Once you have the planning and recruiting down and your volunteers are all starting to show up to work what next? How do you control the masses or give direction? You guessed it you need to manage or designate a manager or leader to guide your volunteers. Just because volunteers don’t get any monetary benefits doesn’t mean they don’t work and managing them is the same has a paid team so assign a supervisor or instance. The supervisor will allow the volunteers to have someone they can turn for advice, guidance, and feedback in return the supervisor needs to provide the resources, on the job training, direction, and encouragement to all volunteers so they can perform their assigned tasks effectively.
Speaking of a supervisor, this position is perhaps the most important in your volunteer recruitment plan. A supervisor is tasked with the responsibility of getting jobs done by enabling others to do the work and foster or create an environment that empowers volunteers to perform their duties. Volunteers are willing to take responsibility for what they are doing, contribute more then expected, and perceive themselves as important members of the nonprofits staff when the supervisor supports empowerment. So, how can we empower volunteers? We provide them, clear expectations, adequate training and functional equipment, constant and ongoing communication, evaluation or reviews of performance, and regular reinforcement and recognition. Volunteers want and need to be held accountable for their overall performance and an effective supervisor that practices this will have volunteers who have confidence in themselves, are happy with their level of contribution, and can grow both personally and professionally through volunteering their services. Constant communication with volunteers is essential and supervisors need to develop positive relationships with volunteers and let them know that the nonprofit needs and values their volunteerism. In addition to sharing information with volunteers, supervisors should take the time to get the volunteers input because by seeking that input supervisors from volunteers they can get vital information that will help the organization better use volunteers and serve the community.

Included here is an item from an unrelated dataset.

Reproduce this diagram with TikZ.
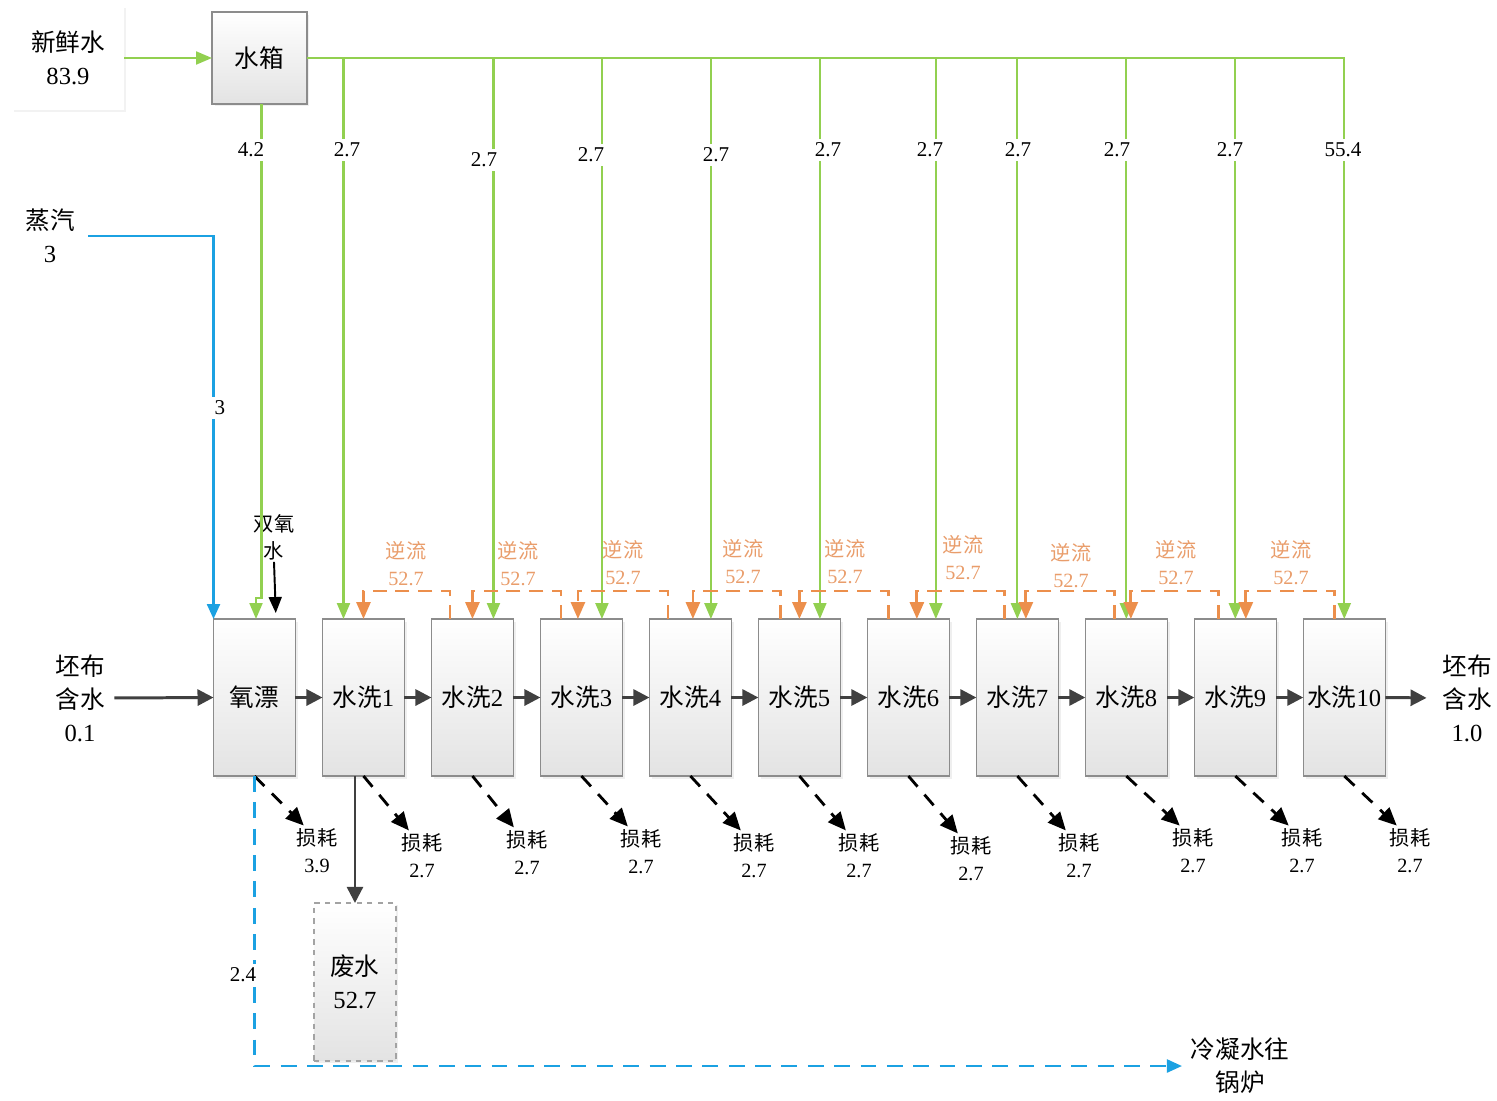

Most importantly for supervisors and any person at your organization is to treat your volunteers with respect and fon’t take them for granted or assume that they always will be available. The supervisor and you can use a theory called the “Pareto Principle,” or “80/20 Rule.” When this theory is applied to volunteers, it states that 20 percent of the volunteers are responsible for 80 percent of the results, so basically majority of volunteers help out now and then while a smaller group does all of the work. Members of that smaller group can get burned out and possibly leave your organization permanently so it’s very important you and your supervisor to avoid burnout and keep a huge chunk of that group of committed volunteers active for a long time by being aware of the symptoms of burnout. Some of the common symptoms of a burn out may include anger, loss of energy, loss of creativity spirit, and a loss of satisfaction at your nonprofit. If your volunteers seem unhappy, they probably are and your supervisor or your better start talking with them and put a plan in action to talk about any issues before your nonprofit loses them forever.
The importance of all three components of volunteering for a nonprofit organization I hope was displayed here. This is my favorite section of nonprofit management a close second would be marketing. I think I could have added other sections like training and a more in-depth separate part with evaluation but that would have been a much thicker essay so I just kept it with what I thought were necessary.